What this task involves ▸ Copy out every line that contains "matplotlib".

Stored data ▸
════
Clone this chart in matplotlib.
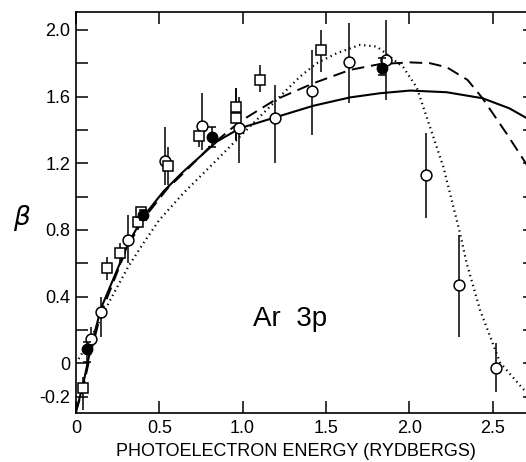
import matplotlib
matplotlib.use("Agg")
import matplotlib.pyplot as plt
from matplotlib.ticker import FixedLocator

plt.rcParams['font.family'] = ['Liberation Sans', 'DejaVu Sans']

# theory curves
solid_x = [0.0, 0.044, 0.09, 0.15, 0.314, 0.404, 0.524, 0.644, 0.845, 0.984,
           1.195, 1.425, 1.645, 1.825, 2.005, 2.225, 2.44, 2.60, 2.76]
solid_y = [-0.29, -0.12, 0.10, 0.33, 0.72, 0.88, 1.03, 1.15, 1.33, 1.41,
           1.475, 1.545, 1.595, 1.62, 1.636, 1.626, 1.59, 1.53, 1.44]

dash_x = [0.0, 0.044, 0.09, 0.15, 0.30, 0.40, 0.55, 0.644, 0.815, 0.984,
          1.195, 1.425, 1.645, 1.825, 2.005, 2.125, 2.225, 2.35, 2.44,
          2.585, 2.70, 2.76]
dash_y = [-0.29, -0.14, 0.07, 0.30, 0.68, 0.86, 1.05, 1.14, 1.31, 1.45,
          1.58, 1.68, 1.76, 1.795, 1.805, 1.80, 1.776, 1.70, 1.59,
          1.377, 1.20, 1.09]

dot_x = [0.0, 0.084, 0.2, 0.314, 0.404, 0.50, 0.644, 0.845, 0.924, 1.104,
         1.244, 1.345, 1.445, 1.565, 1.705, 1.805, 1.865, 1.965, 2.045, 2.125,
         2.205, 2.305, 2.345, 2.425, 2.545, 2.685, 2.76]
dot_y = [0.0, 0.14, 0.37, 0.58, 0.72, 0.86, 1.02, 1.22, 1.30, 1.48,
         1.62, 1.72, 1.80, 1.86, 1.91, 1.90, 1.855, 1.775, 1.655, 1.417,
         1.178, 0.78, 0.60, 0.32, 0.005, -0.155, -0.19]

# open circles
oc_x = [0.088, 0.148, 0.314, 0.534, 0.754, 0.978, 1.195, 1.416, 1.639, 1.859,
        2.099, 2.30, 2.52]
oc_y = [0.146, 0.31, 0.74, 1.215, 1.425, 1.41, 1.47, 1.635, 1.81, 1.82,
        1.13, 0.47, -0.03]
oc_lo = [0.08, 0.16, 0.60, 1.07, 1.28, 1.20, 1.20, 1.37, 1.56, 1.58,
         0.87, 0.16, -0.17]
oc_hi = [0.22, 0.40, 0.89, 1.42, 1.62, 1.60, 1.67, 1.88, 2.04, 2.06,
         1.38, 0.77, 0.125]

# open squares
sq_x = [0.04, 0.184, 0.264, 0.37, 0.39, 0.554, 0.74, 0.958, 0.958, 1.104, 1.469]
sq_y = [-0.15, 0.57, 0.66, 0.846, 0.91, 1.185, 1.365, 1.54, 1.47, 1.70, 1.88]
sq_lo = [-0.28, 0.50, 0.59, 0.80, 0.88, 1.07, 1.30, 1.34, 1.34, 1.63, 1.75]
sq_hi = [-0.08, 0.64, 0.72, 0.89, 0.94, 1.30, 1.42, 1.65, 1.65, 1.79, 2.00]

# filled circles
fc_x = [0.068, 0.40, 0.818, 1.838]
fc_y = [0.084, 0.89, 1.355, 1.77]
fc_lo = [0.01, 0.86, 1.30, 1.73]
fc_hi = [0.13, 0.92, 1.42, 1.83]

y_ticks = [-0.2, 0.0, 0.2, 0.4, 0.6, 0.8, 1.0, 1.2, 1.4, 1.6, 1.8, 2.0]
y_labels = ['-0.2', '0', '', '0.4', '', '0.8', '', '1.2', '', '1.6', '', '2.0']
x_ticks = [0.0, 0.5, 1.0, 1.5, 2.0, 2.5]
x_labels = ['0', '0.5', '1.0', '1.5', '2.0', '2.5']

fig = plt.figure(figsize=(5.26, 4.62), dpi=100)
ax = fig.add_axes([76 / 526, 49.3 / 462, 459 / 526, 401 / 462])

ax.plot(solid_x, solid_y, color='black', lw=1.5, zorder=2)
ax.plot(dash_x, dash_y, color='black', lw=1.4, dashes=(6.5, 3.5), zorder=2)
ax.plot(dot_x, dot_y, color='black', lw=1.6, linestyle=(0, (0.6, 1.7)),
        zorder=2)


def errs(y, lo, hi):
    return [[a - b for a, b in zip(y, lo)], [b - a for a, b in zip(y, hi)]]


ax.errorbar(oc_x, oc_y, yerr=errs(oc_y, oc_lo, oc_hi), fmt='o', ms=7.8,
            mfc='white', mec='black', mew=1.1, ecolor='black', elinewidth=1.1,
            capsize=0, zorder=4)
ax.errorbar(sq_x, sq_y, yerr=errs(sq_y, sq_lo, sq_hi), fmt='s', ms=6.5,
            mfc='white', mec='black', mew=1.1, ecolor='black', elinewidth=1.1,
            capsize=0, zorder=4)
ax.errorbar(fc_x, fc_y, yerr=errs(fc_y, fc_lo, fc_hi), fmt='o', ms=7.5,
            mfc='black', mec='black', ecolor='black', elinewidth=1.1,
            capsize=3, capthick=1.1, zorder=5)

ax.set_xlim(0, 2.755)
ax.set_ylim(-0.296, 2.109)

ax.xaxis.set_major_locator(FixedLocator(x_ticks))
ax.set_xticklabels(x_labels)
ax.yaxis.set_major_locator(FixedLocator(y_ticks))
ax.set_yticklabels(y_labels)
ax.tick_params(direction='in', length=8.5, width=1.1, labelsize=13,
               top=True, right=True, pad=4)
ax.tick_params(axis='x', pad=5)

for s in ax.spines.values():
    s.set_linewidth(1.2)

ax.text(1.06, 0.266, 'Ar  3p', fontsize=20, va='center', ha='left')

fig.text(295.5 / 526, 1 - 451 / 462, 'PHOTOELECTRON ENERGY (RYDBERGS)',
         fontsize=13, ha='center', va='center')
fig.text(21 / 526, 1 - 218 / 462, 'β', fontsize=19, style='italic',
         family='DejaVu Sans', ha='center', va='center')

fig.savefig('out.png', dpi=100)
════
Result of this task ▸
Clone this chart in matplotlib.
import matplotlib
matplotlib.use("Agg")
import matplotlib.pyplot as plt
from matplotlib.ticker import FixedLocator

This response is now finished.